Workload & Resource View
See who's overloaded in Jira — no time estimates required
Simple Gantt's Workload view flips the timeline from "by phase" to "by person." One row per assignee, their tasks on a shared timeline, and an at-a-glance signal when someone has too much on their plate. It works on the data Jira already has: assignees and dates. No story points, no hours, no configuration.
What you get
- ✓ One row per assignee, with every person's work on a shared, zoomable timeline (Day / Week / Month)
- ✓ An overload signal that flags anyone with overlapping work — no estimates or story points needed
- ✓ An Analysis panel that names the exact days each person is over-committed, and which tasks conflict
- ✓ Working-days-only analysis, so weekends never trigger a false "overloaded" flag
- ✓ Expand any person to see their tasks grouped by phase, with Start / End / Status columns
- ✓ Jump straight from an overloaded person to the task in the Gantt to rebalance
- ✓ Filter to one or more phases, or show overloaded people only
A by-person view of who's working on what
Your Gantt chart answers "what's the plan?" The Workload view answers "who's carrying it?" Flip the timeline to show one row per assignee, with each person's tasks laid out on the same timeline as the Gantt. A roll-up bar summarizes each person's commitment; expand it to see their tasks grouped by phase, each with its start date, end date, and status.

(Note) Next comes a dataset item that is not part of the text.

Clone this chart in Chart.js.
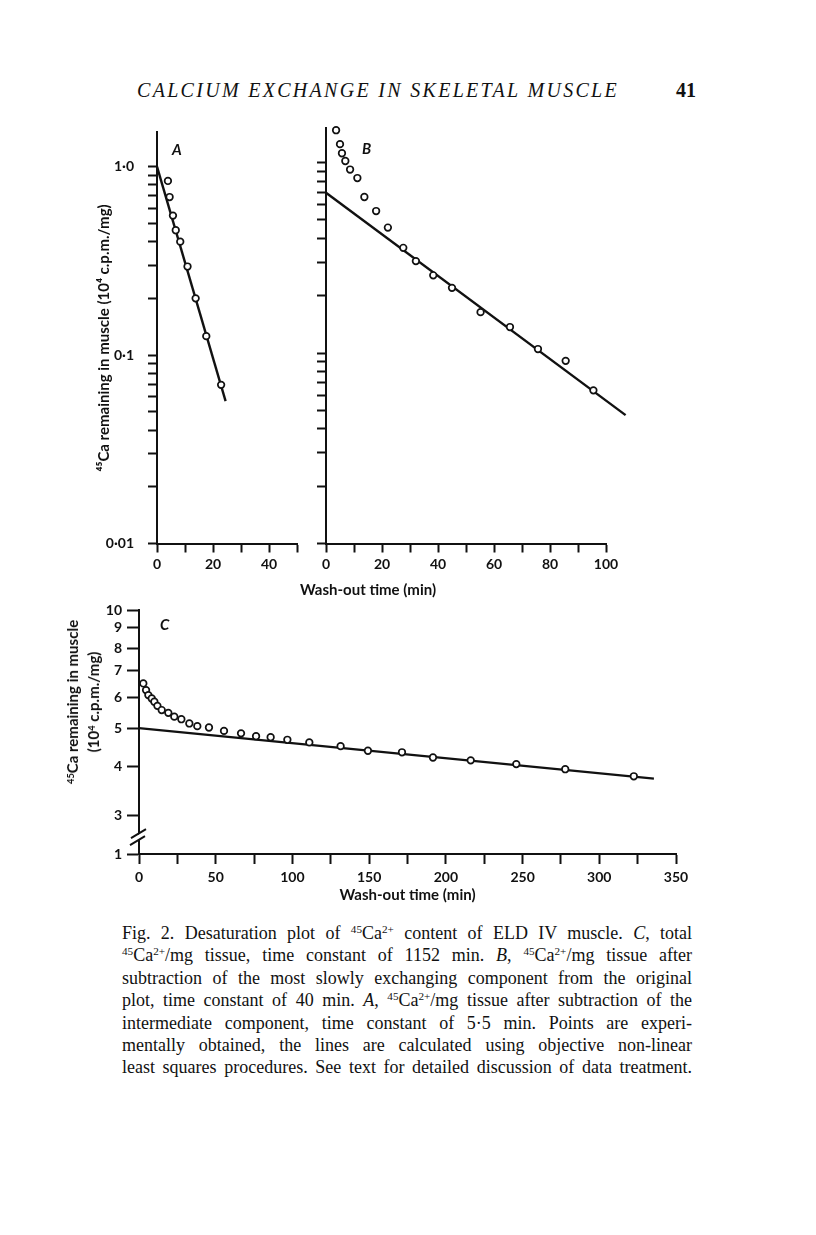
<!DOCTYPE html>
<html>
<head>
<meta charset="utf-8">
<title>Fig. 2 – Desaturation of 45Ca from ELD IV muscle</title>
<script src="https://cdn.jsdelivr.net/npm/chart.js@4.4.1/dist/chart.umd.min.js"></script>
<style>
  body { margin: 0; background: #fff; }
  #page { position: relative; width: 816px; height: 1235px; overflow: hidden; background: #fff; color: #111; }
  #page canvas { position: absolute; }
  .sans { position: absolute; font-family: Lato, "Open Sans", sans-serif; font-weight: bold; color: #111; white-space: nowrap; }
  .panel { font-style: italic; font-size: 15px; }
  #ytitleC { left: 83px; top: 702px; font-size: 15px; line-height: 21px; text-align: center;
             transform: translate(-50%, -50%) rotate(-90deg); }
  #ytitleC sup { font-size: 0.62em; vertical-align: 0.45em; line-height: 0; }
  #head { position: absolute; left: 137px; top: 79px; font-family: "Liberation Serif", serif; font-style: italic; font-size: 20px; letter-spacing: 2.3px; color: #111; white-space: nowrap; }
  #folio { position: absolute; left: 676px; top: 79px; font-family: "Liberation Serif", serif; font-weight: bold; font-size: 20px; color: #111; }
  #caption { position: absolute; left: 122px; top: 922px; width: 570px; font-family: "Liberation Serif", serif; font-size: 18px; line-height: 22.4px; color: #111; }
  #caption div { text-align: justify; text-align-last: justify; }
  #caption sup { font-size: 0.62em; vertical-align: 0.5em; line-height: 0; }
</style>
</head>
<body>
<div id="page">
  <div id="head">CALCIUM EXCHANGE IN SKELETAL MUSCLE</div>
  <div id="folio">41</div>

  <canvas id="chartA" width="250" height="480" style="left:60px; top:110px"></canvas>
  <canvas id="chartB" width="330" height="480" style="left:310px; top:110px"></canvas>
  <canvas id="chartC" width="690" height="320" style="left:20px; top:590px"></canvas>

  <span class="sans panel" style="left:172px; top:140px">A</span>
  <span class="sans panel" style="left:362px; top:139px">B</span>
  <span class="sans panel" style="left:160px; top:615px">C</span>
  <span class="sans" style="left:300px; top:580px; font-size:15px">Wash-out time (min)</span>
  <div class="sans" id="ytitleC"><sup>45</sup>Ca remaining in muscle<br>(10<sup>4</sup> c.p.m./mg)</div>

  <div id="caption">
    <div>Fig. 2. Desaturation plot of <sup>45</sup>Ca<sup>2+</sup> content of ELD IV muscle. <i>C</i>, total</div>
    <div><sup>45</sup>Ca<sup>2+</sup>/mg tissue, time constant of 1152 min. <i>B</i>, <sup>45</sup>Ca<sup>2+</sup>/mg tissue after</div>
    <div>subtraction of the most slowly exchanging component from the original</div>
    <div>plot, time constant of 40 min. <i>A</i>, <sup>45</sup>Ca<sup>2+</sup>/mg tissue after subtraction of the</div>
    <div>intermediate component, time constant of 5·5 min. Points are experi-</div>
    <div>mentally obtained, the lines are calculated using objective non-linear</div>
    <div>least squares procedures. See text for detailed discussion of data treatment.</div>
  </div>
</div>

<script>
// ─── Data ───────────────────────────────────────────────────────────────────

// A: fast component (10^4 c.p.m./mg) vs wash-out time (min)
const aTime  = [3.9, 4.5, 5.7, 6.7, 8.3, 10.9, 13.8, 17.6, 22.9];
const aCount = [0.84, 0.69, 0.55, 0.46, 0.40, 0.295, 0.20, 0.126, 0.0695];
const aFitTime  = [0, 24.5];
const aFitCount = [1.0, 0.057];

// B: intermediate component
const bTime  = [3.6, 5.0, 5.7, 6.9, 8.6, 11.2, 13.7, 17.9, 22.1, 27.6, 32.1, 38.3, 45.0, 55.2, 65.7, 75.7, 85.6, 95.5];
const bCount = [1.48, 1.25, 1.12, 1.02, 0.92, 0.83, 0.66, 0.557, 0.456, 0.357, 0.304, 0.256, 0.220, 0.164, 0.137, 0.105, 0.091, 0.0637];
const bFitTime  = [0, 107];
const bFitCount = [0.695, 0.0472];

// C: total 45Ca
const cTime  = [2.8, 4.6, 6.1, 8.3, 10, 12, 14.8, 19.1, 23, 27.6, 32.8, 38, 45.6, 55.4, 66.5, 76.3, 85.8, 96.7,
                111, 131.4, 149.2, 171.4, 191.6, 216.2, 245.9, 277.8, 322.5];
const cCount = [6.50, 6.25, 6.07, 5.95, 5.84, 5.70, 5.56, 5.47, 5.35, 5.27, 5.14, 5.06, 5.02, 4.92, 4.85, 4.77, 4.74, 4.67,
                4.60, 4.50, 4.38, 4.34, 4.21, 4.14, 4.05, 3.93, 3.77];
const cFitTime  = [0, 335.6];
const cFitCount = [5.0, 3.72];

// Axes
const abLogTicks = [0.01, 0.02, 0.03, 0.04, 0.05, 0.06, 0.07, 0.08, 0.09,
                    0.1, 0.2, 0.3, 0.4, 0.5, 0.6, 0.7, 0.8, 0.9, 1.0];
const abLogLabels = { 0.01: '0·01', 0.1: '0·1', 1: '1·0' };
const abYMax = 1.52;
const aXMax = 50, bXMax = 100, abXStep = 10, abXLabelEvery = 20;

const cYTicks = [3, 4, 5, 6, 7, 8, 9, 10];
const cYBreakMin = 2.39;      // bottom of the broken axis
const cYBreakLabel = '1';
const cXMax = 350, cXStep = 25, cXLabelEvery = 50;

const yTitleAB = '⁴⁵Ca remaining in muscle (10⁴ c.p.m./mg)';
const xTitleC  = 'Wash-out time (min)';

// ─── Helpers ─────────────────────────────────────────────────────────────────

const INK = '#111';
const FONT = 'Lato, "Open Sans", sans-serif';

const toXY = (xs, ys) => xs.map((x, i) => ({ x, y: ys[i] }));

function pointSet(xs, ys) {
  return {
    data: toXY(xs, ys),
    pointStyle: 'circle',
    pointRadius: 3.3,
    pointBorderWidth: 1.7,
    pointBorderColor: INK,
    pointBackgroundColor: '#fff',
    showLine: false,
    clip: false,
  };
}

function fitLine(xs, ys) {
  return {
    data: toXY(xs, ys),
    showLine: true,
    borderColor: INK,
    borderWidth: 2.4,
    pointRadius: 0,
    clip: false,
  };
}

function tickFont(size) { return { family: FONT, size, weight: 'bold' }; }

// axis break (//) on panel C
const axisBreak = {
  id: 'axisBreak',
  afterDraw(chart, args, opts) {
    if (!opts || opts.at == null) return;
    const ctx = chart.ctx;
    const x = chart.chartArea.left;
    const y = chart.scales.y.getPixelForValue(opts.at);
    ctx.save();
    ctx.fillStyle = '#fff';
    ctx.beginPath();
    ctx.moveTo(x - 6, y + 5); ctx.lineTo(x + 6, y - 3);
    ctx.lineTo(x + 6, y + 3); ctx.lineTo(x - 6, y + 11);
    ctx.closePath(); ctx.fill();
    ctx.strokeStyle = INK; ctx.lineWidth = 2;
    ctx.beginPath();
    ctx.moveTo(x - 8, y + 5);  ctx.lineTo(x + 7, y - 4);
    ctx.moveTo(x - 9, y + 12); ctx.lineTo(x + 6, y + 3);
    ctx.stroke();
    ctx.restore();
  }
};

function makePanel(id, cfg) {
  return new Chart(document.getElementById(id), {
    type: 'scatter',
    data: { datasets: cfg.datasets },
    plugins: [axisBreak],
    options: {
      responsive: false,
      animation: false,
      events: [],
      layout: { padding: cfg.padding },
      plugins: {
        legend: { display: false },
        tooltip: { enabled: false },
        axisBreak: cfg.axisBreak || {},
      },
      scales: {
        x: {
          type: 'linear',
          min: 0,
          max: cfg.xMax,
          afterFit: s => { s.height = cfg.xHeight; },
          afterBuildTicks: s => {
            const t = [];
            for (let v = 0; v <= cfg.xMax; v += cfg.xStep) t.push({ value: v });
            s.ticks = t;
          },
          ticks: {
            color: INK,
            font: tickFont(14),
            padding: cfg.xTickPad,
            autoSkip: false,
            maxRotation: 0,
            callback: v => (v % cfg.xLabelEvery === 0 ? String(v) : ''),
          },
          grid: { drawOnChartArea: false, tickLength: cfg.xTickLen, tickWidth: 2, tickColor: INK },
          border: { color: INK, width: 2 },
          title: cfg.xTitle || { display: false },
        },
        y: {
          type: 'logarithmic',
          min: cfg.yMin,
          max: cfg.yMax,
          afterFit: s => { s.width = cfg.yWidth; },
          afterBuildTicks: s => { s.ticks = cfg.yTicks.map(v => ({ value: v })); },
          ticks: {
            display: cfg.yLabels !== false,
            color: INK,
            font: tickFont(14),
            padding: cfg.yTickPad,
            autoSkip: false,
            callback: cfg.yLabel,
          },
          grid: { drawOnChartArea: false, tickLength: cfg.yTickLen, tickWidth: 2, tickColor: INK },
          border: { color: INK, width: 2 },
          title: cfg.yTitle || { display: false },
        },
      },
    },
  });
}

// ─── Panels ──────────────────────────────────────────────────────────────────

makePanel('chartA', {
  datasets: [pointSet(aTime, aCount), fitLine(aFitTime, aFitCount)],
  padding: { top: 18, right: 13, bottom: 0, left: 0 },
  xMax: aXMax, xStep: abXStep, xLabelEvery: abXLabelEvery,
  xHeight: 46.5, xTickLen: 9, xTickPad: 4,
  yMin: 0.01, yMax: abYMax, yTicks: abLogTicks,
  yWidth: 97, yTickLen: 9, yTickPad: 14,
  yLabel: v => abLogLabels[v] || '',
  yTitle: {
    display: true, text: yTitleAB, color: INK,
    font: { family: FONT, size: 15, weight: 'bold' },
    padding: { top: 35, bottom: 0 },
  },
});

makePanel('chartB', {
  datasets: [pointSet(bTime, bCount), fitLine(bFitTime, bFitCount)],
  padding: { top: 18, right: 34, bottom: 0, left: 0 },
  xMax: bXMax, xStep: abXStep, xLabelEvery: abXLabelEvery,
  xHeight: 46.5, xTickLen: 9, xTickPad: 4,
  yMin: 0.01, yMax: abYMax, yTicks: abLogTicks,
  yWidth: 16, yTickLen: 9, yTickPad: 4, yLabels: false,
  yLabel: () => '',
});

makePanel('chartC', {
  datasets: [pointSet(cTime, cCount), fitLine(cFitTime, cFitCount)],
  padding: { top: 20, right: 34, bottom: 0, left: 0 },
  xMax: cXMax, xStep: cXStep, xLabelEvery: cXLabelEvery,
  xHeight: 56, xTickLen: 10, xTickPad: 5,
  xTitle: {
    display: true, text: xTitleC, color: INK,
    font: { family: FONT, size: 15, weight: 'bold' },
    padding: { top: 4, bottom: 6 },
  },
  yMin: cYBreakMin, yMax: 10, yTicks: [cYBreakMin, ...cYTicks],
  yWidth: 119, yTickLen: 12, yTickPad: 5,
  yLabel: v => (v === cYBreakMin ? cYBreakLabel : String(v)),
  axisBreak: { at: 2.7 },
});
</script>
</body>
</html>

Because it shares the Gantt's timeline, zoom, and Today marker, the Workload view feels like the same chart seen from a different angle, not a separate report you have to learn.
Spot over-commitment at a glance, without estimates
Most resource views in Jira plugins demand a setup tax: log hours or story points on every task before the tool can tell you anything. Simple Gantt takes a different approach. It looks at when each person's tasks overlap on the calendar and flags the people who are stretched across too many things at once. No estimates. No story points. No admin project. It works on the data you already have the moment you open it.
The overload signal is intentionally count-based and read-only. It's built for visibility and quick rebalancing conversations, not for billing or formal capacity planning. That's exactly what most teams need to ask the only question that matters in a standup: "is anyone underwater this week?"
The Analysis panel tells you when, and what's conflicting
Open the Analysis side panel and Simple Gantt lists each over-committed person, the exact date ranges they're stretched, and the conflicting tasks — each shown as the Jira issue key plus its summary, so you can see what's overlapping without opening every ticket. The analysis counts working days only: weekends never create a false positive, and a weekend between two busy days doesn't artificially split a conflict.
From there, one click opens the conflicting task in the Gantt, where you can move dates or reassign work to balance the load, then flip back to Workload to confirm the flag has cleared.
Why this matters
Burnout and slipped deadlines usually start the same way: one person quietly accumulates more concurrent work than anyone notices until it's late. A by-person timeline makes that visible before it becomes a problem. And because it needs zero setup, you'll actually use it every week instead of once a quarter.
Paid Gantt plugins can show resource allocation too, but typically only after your team has diligently estimated every task. Simple Gantt gives you the "who's overloaded?" answer for free, on day one, with the data Jira already captures.
The overload analysis runs on Forge using only the assignees and dates already in Jira. Nothing is exported, and no workload data is processed on an outside server.